Across databases from 22 GB to 2.2 TB (200M–20B keys):
-
When the cache can hold Bloom filters (excluding LLast) + Top Index
→ I/Os per Get ≈ 2 -
When the cache can hold Bloom filters (excluding LLast) + all index blocks
→ I/Os per Get ≈ 1.0–1.3 -
Behavior is largely independent of total DB size
-
Data block caching has minimal impact under pure random reads
Note:
Bloom filters intentionally exclude LLast; see the rationale in Why filters exclude LLast.
Conclusion:
Under sufficient cache, Pebble exhibits effectively O(1) disk I/O behavior for random KV lookups.
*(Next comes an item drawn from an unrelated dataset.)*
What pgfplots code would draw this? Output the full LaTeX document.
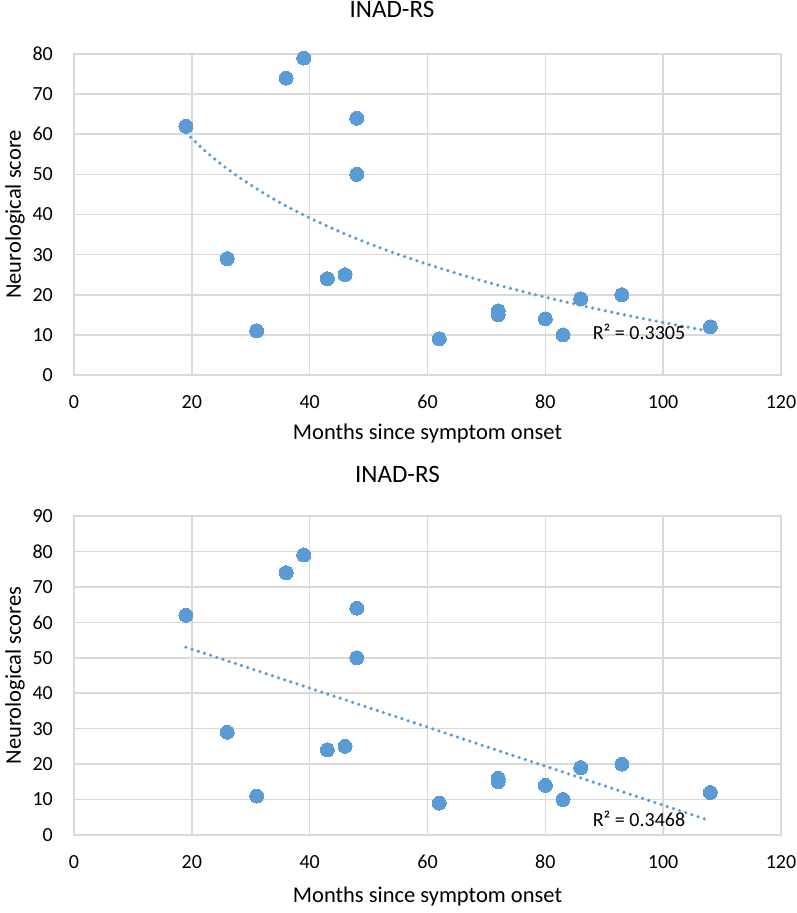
\documentclass[border=0pt]{standalone}
\usepackage{fontspec}
\setmainfont{Carlito}
\usepackage{pgfplots}
\pgfplotsset{compat=1.18}
\definecolor{mb}{RGB}{91,155,213}
\definecolor{gridgray}{RGB}{217,217,217}
\pgfplotsset{
  excel/.style={
    width=707pt, scale only axis,
    xmin=0, xmax=120, ymin=0,
    xtick={0,20,...,120},
    grid=major,
    major grid style={draw=gridgray, line width=1.6pt},
    axis line style={draw=gridgray, line width=1.6pt},
    major tick length=0pt, tick style={draw=none},
    /pgf/number format/assume math mode=true,
    ticklabel style={font=\fontsize{20}{24}\selectfont, inner sep=0pt},
    yticklabel style={anchor=east, xshift=-21pt},
    xticklabel style={anchor=north, yshift=-20pt},
    xlabel={Months since symptom onset},
    xlabel style={font=\fontsize{22.5}{27}\selectfont, inner sep=0pt,
                  at={(axis description cs:0.5,0)}, anchor=center},
    ylabel style={font=\fontsize{22.5}{27}\selectfont, inner sep=0pt,
                  at={(axis description cs:-0.0835,0.5)}, anchor=center},
    title={INAD-RS},
    title style={font=\fontsize{25}{30}\selectfont, inner sep=0pt,
                 at={(axis description cs:0.5,1)}, anchor=center},
  },
  pts/.style={color=mb, only marks, mark=*, mark size=7pt,
              mark options={fill=mb, draw=mb, line width=0pt}},
  trend/.style={color=mb, line width=3.6pt, line cap=round, dash pattern=on 0pt off 6.5pt},
}
\pgfplotstableread{
x y
19 62
26 29
31 11
36 74
39 79
43 24
46 25
48 64
48 50
62 9
72 16
72 15
80 14
83 10
86 19
93 20
108 12
}\datatable
\begin{document}
\begin{tikzpicture}
\useasboundingbox (0,0) rectangle (797pt,913pt);
% top chart
\begin{axis}[excel, at={(74pt,538pt)}, anchor=south west,
  height=321pt, ymax=80, ytick={0,10,...,80},
  ylabel={Neurological score},
  xlabel style={yshift=-59pt},
  title style={yshift=39pt, xshift=-35.5pt}]
\addplot[pts] table {\datatable};
\addplot[trend, smooth] coordinates {
(19,60.36) (22,56.17) (25,52.52) (28,49.30) (32,45.49) (36,42.13) (40,39.14)
(45,35.78) (50,32.79) (55,30.08) (60,27.60) (66,24.87) (72,22.39) (80,19.40)
(88,16.70) (96,14.22) (108,10.86)};
\node[font=\fontsize{20}{24}\selectfont, anchor=center, inner sep=0pt] at (axis cs:95.9,10.7) {R² = 0.3305};
\end{axis}
% bottom chart
\begin{axis}[excel, at={(74pt,78pt)}, anchor=south west,
  height=319pt, ymax=90, ytick={0,10,...,90},
  ylabel={Neurological scores},
  xlabel style={yshift=-62pt},
  title style={yshift=35.5pt, xshift=-30pt}]
\addplot[pts] table {\datatable};
\addplot[trend] coordinates {(19,53.0) (108,4.0)};
\node[font=\fontsize{20}{24}\selectfont, anchor=center, inner sep=0pt] at (axis cs:95.9,4.5) {R² = 0.3468};
\end{axis}
\end{tikzpicture}
\end{document}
All design rationale, theory, experimental methodology, and full results are documented in:
📄 Paper:
👉 docs/paper.md
The paper covers:
- Why
O(log N)disk I/O does not reflect real LSM behavior - Pebble’s read path and the real sources of lookup I/O
- How Bloom filters and index caching eliminate most disk reads
- Two cache inflection points that govern I/O behavior
- Empirical results on Pebble across 22 GB – 2.2 TB datasets
- Practical cache recommendations for blockchain storage systems
This benchmark requires a small instrumentation patch to Pebble v1.1.5 to expose per-call-site block cache hit statistics for measurement.
Replace the readBlock implementation in pebble/sstable/reader.go
(which should correspond to $GOPATH/pkg/mod/github.com/cockroachdb/pebble@v1.1.5/sstable/reader.go
on your machine, lines 519–527) with the instrumented code provided in src/bench_pebble/utils.go.
Before applying the replacement, uncomment the instrumentation code in
utils.go (i.e., remove the leading // from lines 14–56), and then use the
resulting code to replace lines 519–527 in sstable/reader.go of Pebble v1.1.5.
The patch adds:
- Per-call-site cache call counts
- Per-call-site cache hit counts
by tracking BlockCache.Get() behavior inside readBlock.
This instrumentation is used to:
- report cache hit rates for Bloom filters, Top-Index blocks, index blocks, and data blocks;
- show how much each component contributes to
BlockCacheMiss.
⚠️ This patch is for measurement only and is not intended for production use.
After applying the patch, build the benchmark as usual:
git clone https://github.com/QuarkChain/bench_kvdb
cd bench_kvdb/src/bench_pebble
go mod tidy
# add instrumentation
go buildKey parameters
- --i: initialize DB (default: false)
- --b: batch insert (default: true)
- --c: cache size (MB)
- --T: total number of keys
- --t: threads count
- --w: random update count
- --r: random read count
- --p: db path
- --l: log level
cd ./src/bench_pebble
# init DB
./run_insert.sh
# get db properties
./run_properties.sh
# run bench
./run_bench.sh- CPU: 32 cores
- Memory: 128 GB
- Disk: 7 TB NVMe (RAID 0)
- OS: Ubuntu
- Storage Engine: Pebble v1.1.5
⚠️ Results apply to Pebble v1.1.5. Read-path or cache behavior may differ in Pebble v2+.
Benchmark results and raw logs are available at:
src/bench_pebble/logs/
This directory includes:
- Database properties for all datasets (Small: 22 GB; Medium: 224 GB; Large: 2.2 TB)
- Raw benchmark logs with block-cache hit/miss statistics and component breakdowns
All figures and tables in docs/paper.md are derived directly from these logs.
- Pure random reads only
- No range scans
- No heavy concurrent writes or compactions
- Single-node setup
- OS page cache effects not isolated
Results represent steady-state random-read behavior.
bench_kvdb measures the practical disk I/O cost of random KV lookups
in LSM-based databases under blockchain-scale workloads.
If you are designing or modeling blockchain storage systems,
do not assume O(log N) disk I/O — measure it.
-
Minimum cache for stable reads
Cache Bloom filters + Top-Index blocks → ~2 I/Os per Get. -
Optimal cache for near-minimal I/O
Cache Bloom filters + all index blocks → ~1.0–1.3 I/Os per Get. -
Data block caching is optional for random-read workloads.